Belle & Sebastian The boy with the Arab Strap (1998, Jeepster)
Celui-là, je l’avais attendu. Subjugué – comme beaucoup d’autres – par les beautés infinies de leur If you’re feeling sinister dont les teintes semblaient épouser chacune de mes humeurs, puis estomaqué par une poignée de singles imparables (Dog on wheels, Lazy line painter Jane), j’attendais avec une impatience non feinte la sortie du troisième album de ces Écossais alors si mystérieux, dont le leader vivait dans une église et refusait d’apparaître en photo ou d’accorder des entretiens. Après quelques écoutes, il m’avait bien fallu me rendre à l’évidence, au fond guère surprenante, Belle & Sebastian ne parvenait pas à reproduire le miracle de son précédent chef-d’œuvre. Au fil des années et des albums mitigés, oscillant entre retours de flamme et inconsistances, j’ai fini par ne plus suivre que de loin l’actualité du groupe, comme on aurait par la bande des nouvelles d’un vieil ami auquel on n’a plus grand chose à dire mais qu’on garde en affection pour tout ce qu’on a pu vivre avec lui. Cependant, chaque retour régulier à If you’re feeling sinister m’a toujours conduit à vouloir réécouter son successeur qui, s’il souffre de l’ombre portée par son immense prédécesseur, mérite quand même de se voir reconnaître un certain nombre de vertus.
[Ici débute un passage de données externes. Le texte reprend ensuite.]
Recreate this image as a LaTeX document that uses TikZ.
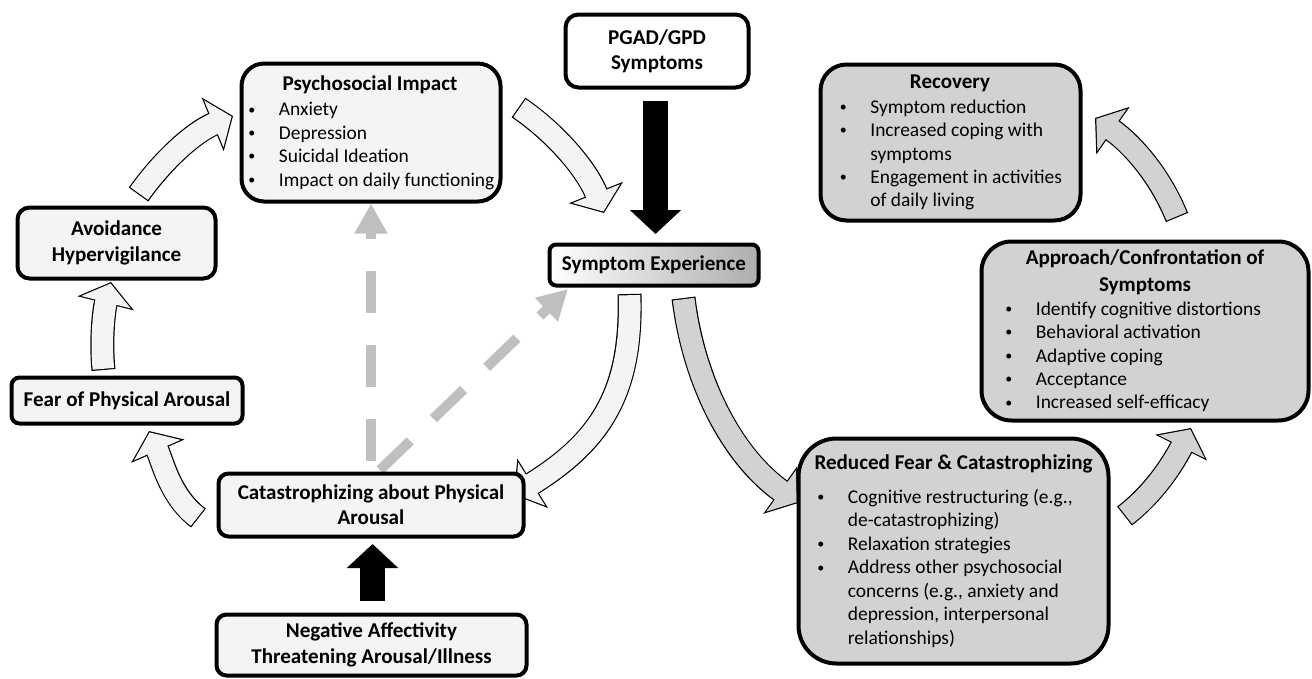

Maybe if I shut my eyes / Your trouble will be split between us
Ease your feet in the sea
Avec The boy with the Arab Strap, Belle & Sebastian reste en terrain connu, celui d’une pop lumineuse, mélodique, riche en arrangements, évoquant au fil des morceaux des aînés aussi fréquentables que Nick Drake, Love ou les Pale Fountains. Stuart Murdoch et sa bande continuent de cultiver cette sorte de merveilleuse innocence, cette candeur délicieuse génialement teintée d’une pointe de perversité, d’une note acide apportée par les textes subtils et souvent vachards de son songwriter en chef. Par rapport à If you’re feeling sinister, on notera quand même que Murdoch partage ici davantage l’affiche et le songwriting. Isobel Campbell se voit confier le premier rôle sur le mignon (mais un peu léger) Is it wicked not to care ? tandis que Steve Jackson se fend d’un somptueux et velvétien Seymour Stein.
Everyone suffers in silence a burden / The man who drives minicabs down in Old Compton / The Asian man / With his love hate affair / With his racist clientele
The boy with the Arab Strap
Belle & Sebastian continue donc de creuser son sillon et dégaine ainsi quelques morceaux pop que le reste du troupeau rêverait seulement d’imaginer. On mentionnera en premier lieu le fantastique Sleep the clock around, dont la dynamique obstinée éclate en un bouquet de cornemuse (!) pour un final glorieux : de loin le meilleur morceau du disque et le seul d’ailleurs où on retrouve vraiment cette folle urgence qui faisait palpiter comme nul autre If you’re feeling sinister. The boy with the Arab Strap ne se résume cependant pas à une seule chanson et Belle & Sebastian fait frissonner nos petits cœurs sensibles plus d’une fois. Sur Ease your feet in the sea, Murdoch fait rentrer dans sa chambrette des airs de bossa légers comme l’air et c’est juste formidable. Dirty dream #2 ou le fringant The boy with the Arab Strap vous apporteront une jolie dose de joie et d’insouciance. Ailleurs, l’influence (toujours marquante chez Belle & Sebastian) des ballades velvétiennes vient enchanter le très beau Seymour Stein et flotte dans les notes finales de The rollercoaster ride qui nous transporte sur un tapis de coton blanc.
Summer in winter / Winter in springtime / You heard the birds sing / Everything will be fine
A summer wasting
On regrettera que quelques titres plus faibles ou plus convenus se soient glissés dans la set-list de l’album mais on s’apercevra plus tard qu’il en sera de même dans toute la discographie ultérieure du groupe, Murdoch alternant fulgurances géniales et productions plus neutres mais ne retrouvant jamais sur la durée d’un LP la flamboyance feutrée de son grand œuvre. Le groupe continue son bonhomme de chemin, figure de l’indie-pop comme sa place en tête d’affiche du Pitchfork festival qui se déroule ces jours l’illustre mais loin des projecteurs qui mettraient sans doute en péril sa belle fragilité. Un nouvel album, Girls in peacetime want to dance, est annoncé pour début 2015.